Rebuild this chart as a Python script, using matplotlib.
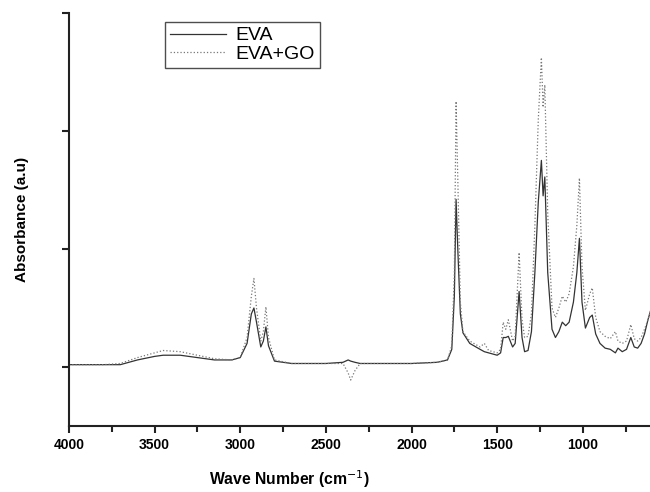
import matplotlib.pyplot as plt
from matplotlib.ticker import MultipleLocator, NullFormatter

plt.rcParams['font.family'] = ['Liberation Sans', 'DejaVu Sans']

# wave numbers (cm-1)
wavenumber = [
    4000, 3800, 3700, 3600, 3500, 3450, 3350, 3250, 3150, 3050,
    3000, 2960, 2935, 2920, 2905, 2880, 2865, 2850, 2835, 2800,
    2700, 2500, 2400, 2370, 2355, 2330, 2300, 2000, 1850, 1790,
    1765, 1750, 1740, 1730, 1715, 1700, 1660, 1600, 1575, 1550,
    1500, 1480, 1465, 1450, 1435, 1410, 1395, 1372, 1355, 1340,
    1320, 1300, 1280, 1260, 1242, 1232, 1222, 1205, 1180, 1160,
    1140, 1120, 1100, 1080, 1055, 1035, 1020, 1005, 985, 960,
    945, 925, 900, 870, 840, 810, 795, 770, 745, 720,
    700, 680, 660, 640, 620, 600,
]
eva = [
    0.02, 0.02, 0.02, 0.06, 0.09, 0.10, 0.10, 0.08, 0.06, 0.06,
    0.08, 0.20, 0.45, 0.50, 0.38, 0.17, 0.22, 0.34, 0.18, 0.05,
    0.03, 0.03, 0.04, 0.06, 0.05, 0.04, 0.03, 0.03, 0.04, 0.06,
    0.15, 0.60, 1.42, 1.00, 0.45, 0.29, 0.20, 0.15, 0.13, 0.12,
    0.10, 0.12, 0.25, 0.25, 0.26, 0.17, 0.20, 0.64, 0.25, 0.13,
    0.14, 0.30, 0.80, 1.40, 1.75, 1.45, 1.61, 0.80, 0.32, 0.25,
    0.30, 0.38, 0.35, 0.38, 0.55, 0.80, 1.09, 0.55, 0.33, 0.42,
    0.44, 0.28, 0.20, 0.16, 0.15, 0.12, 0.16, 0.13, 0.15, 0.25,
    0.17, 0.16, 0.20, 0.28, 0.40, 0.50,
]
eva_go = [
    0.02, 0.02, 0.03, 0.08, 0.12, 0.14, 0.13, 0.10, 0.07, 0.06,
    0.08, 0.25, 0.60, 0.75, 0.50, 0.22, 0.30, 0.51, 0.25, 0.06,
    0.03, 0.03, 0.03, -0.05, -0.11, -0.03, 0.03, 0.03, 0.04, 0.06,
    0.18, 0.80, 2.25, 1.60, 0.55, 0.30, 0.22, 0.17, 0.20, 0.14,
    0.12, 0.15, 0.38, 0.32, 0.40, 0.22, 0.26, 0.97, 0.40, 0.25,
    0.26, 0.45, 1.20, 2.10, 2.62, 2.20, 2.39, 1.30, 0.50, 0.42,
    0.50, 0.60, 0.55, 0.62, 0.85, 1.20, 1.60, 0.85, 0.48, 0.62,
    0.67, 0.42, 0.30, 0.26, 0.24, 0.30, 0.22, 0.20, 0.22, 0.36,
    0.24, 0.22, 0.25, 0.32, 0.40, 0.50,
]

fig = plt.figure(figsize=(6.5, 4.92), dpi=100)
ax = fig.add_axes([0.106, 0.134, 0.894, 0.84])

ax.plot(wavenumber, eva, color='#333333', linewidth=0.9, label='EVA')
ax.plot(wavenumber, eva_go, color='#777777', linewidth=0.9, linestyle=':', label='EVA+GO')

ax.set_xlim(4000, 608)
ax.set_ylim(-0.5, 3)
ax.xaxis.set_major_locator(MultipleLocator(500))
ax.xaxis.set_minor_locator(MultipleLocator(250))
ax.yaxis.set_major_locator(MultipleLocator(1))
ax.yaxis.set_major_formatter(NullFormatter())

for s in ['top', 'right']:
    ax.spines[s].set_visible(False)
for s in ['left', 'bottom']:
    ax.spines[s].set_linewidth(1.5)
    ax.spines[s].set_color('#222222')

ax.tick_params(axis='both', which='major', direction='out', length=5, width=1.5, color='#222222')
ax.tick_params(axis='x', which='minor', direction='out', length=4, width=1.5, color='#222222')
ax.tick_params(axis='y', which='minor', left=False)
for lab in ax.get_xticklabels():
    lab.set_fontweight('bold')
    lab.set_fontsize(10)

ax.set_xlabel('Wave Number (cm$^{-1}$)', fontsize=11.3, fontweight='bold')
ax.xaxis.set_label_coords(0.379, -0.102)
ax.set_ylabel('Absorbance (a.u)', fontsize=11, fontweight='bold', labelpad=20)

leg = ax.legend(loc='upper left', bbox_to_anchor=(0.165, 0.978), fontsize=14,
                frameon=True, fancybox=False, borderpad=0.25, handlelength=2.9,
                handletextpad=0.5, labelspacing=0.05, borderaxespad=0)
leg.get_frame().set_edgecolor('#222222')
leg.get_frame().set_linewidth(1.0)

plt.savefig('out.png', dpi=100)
☆ ☆ ☆ ☆ ☆
## Task requirements
Write out nothing but the lines from the start of the data through the line with "plt.rcParams['font.family'] = ['Liberation". Leave out the pictures.

## Full response
Rebuild this chart as a Python script, using matplotlib.
import matplotlib.pyplot as plt
from matplotlib.ticker import MultipleLocator, NullFormatter

plt.rcParams['font.family'] = ['Liberation Sans', 'DejaVu Sans']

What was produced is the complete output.